Demonstrating the value of cancer biomarkers at the population level

Luís and Seo present a study that aims at “assess[ing] how the introduction of biomarker tests guiding cancer therapy have affected the premature mortality and survival of cancer patients in Norway [1].” To this end, the authors “make use of the fact that they [biomarkers—author's note] were introduced for different cancers at different points in time.” The authors present two different models. Model 1 starts from the assumption that “[b]iomarker-guided therapies can (…) be targeted to particular types of patients who would otherwise not have an effective treatment available”. Model 2 is based on the assumption that biomarker-guided therapies “can also (…) avoid[…] adverse reactions in potential nonresponders who ultimately do not consume these guided drugs.” The “analysis is based on patient-level data from the Cancer Registry of Norway and on drug sales data”.

I found the research question on the impact of biomarker tests on premature mortality/survival at the population-level quite intriguing. However, as the analysis derives the value of biomarker tests only from analyzing the uptake of biomarker tests and biomarker-targeted therapies over time, it is at best incomplete. Let me outline the two situations in which biomarker tests are able to provide value. In the first, the therapy has no or a negative impact on survival in the biomarker-negative population. When applied to the all-comer population (i.e., regardless of biomarker status), the therapy does not provide a clinically significant survival benefit and would not be approved. Therefore, the value of a biomarker is determined by comparing—in terms of survival—the uptake of a specific biomarker with no uptake (i.e., the prior situation). This value component of biomarkers appears to be appropriately addressed by Model 1 (with the usual caveats associated with these types of studies).
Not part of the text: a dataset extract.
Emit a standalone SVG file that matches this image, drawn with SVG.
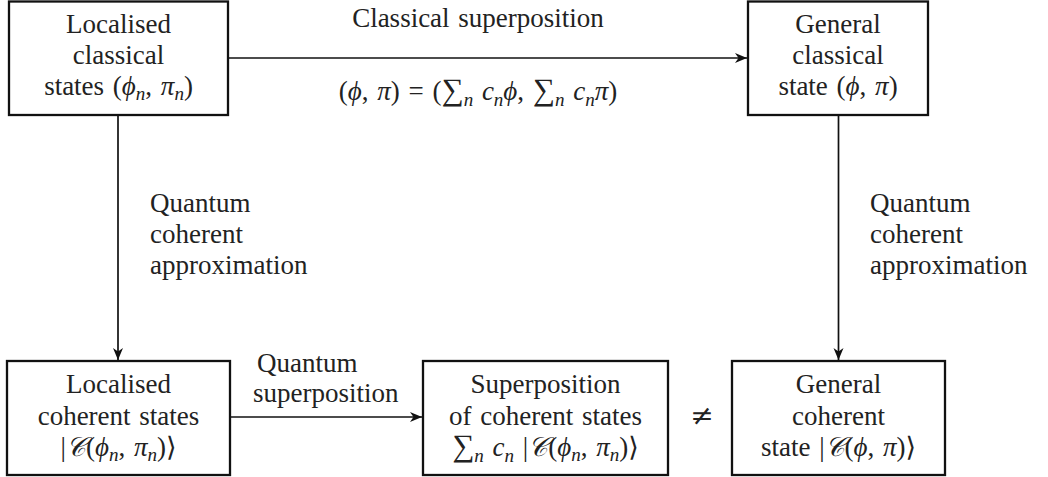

In the second situation, the therapy, if applied to the all-comer population, yields a clinically significant survival benefit, but the effect in the biomarker-negative population is smaller than in the biomarker-positive population. In this situation, the manufacturer may seek approval in the biomarker-positive population only for commercial reasons. If so, the value of a biomarker is ambiguous: on one hand, the biomarker reduces the survival benefit, because responders in the biomarker-negative population do not receive the therapy.¹ On the other hand, the biomarker increases the survival benefit, because patients in the biomarker-negative population are spared from potential drug toxicities causing death (i.e., grade 5 adverse events). However, to determine the net medical effect (benefit minus harm) requires data on a counterfactual, where the drug is provided in the all-comer population. Yet, this information can only be provided by clinical trials that have tested the therapy in the all-comer population including those patients who are biomarker negative. Hence, this information cannot be retrieved from real-world data, because the latter do not contain information on the effects and adverse events in the non-approved, biomarker-negative population. Neither do they include information on the size of the biomarker-negative population, which is needed to calculate the net survival impact at a population level.² Therefore, this value of biomarkers has not been appropriately assessed by Model 2. While Model 2 aims at comparing targeted and non-targeted therapies, it does not compare the same drug in the same patient population, which is the necessary condition for a valid comparison. The only theoretical exception would be a class-effect of all new biomarker-targeted therapies in terms of survival benefits and adverse events, which, of course, does not align with the real-world situation. Hence, the study does not allow determining the full impact of biomarker tests on survival.

Finally, it needs to be emphasized that the net medical effect (benefit minus harm) of introducing a biomarker is negative if patients in the biomarker-negative population forgo therapy with a small but not clinically relevant benefit. In this case, the value provided by a biomarker entirely lies in cost savings to the healthcare system.³ Hence, it would be a mistake to believe—and reading the publication conveys this impression—that a positive value of biomarkers hinges upon a positive impact on survival.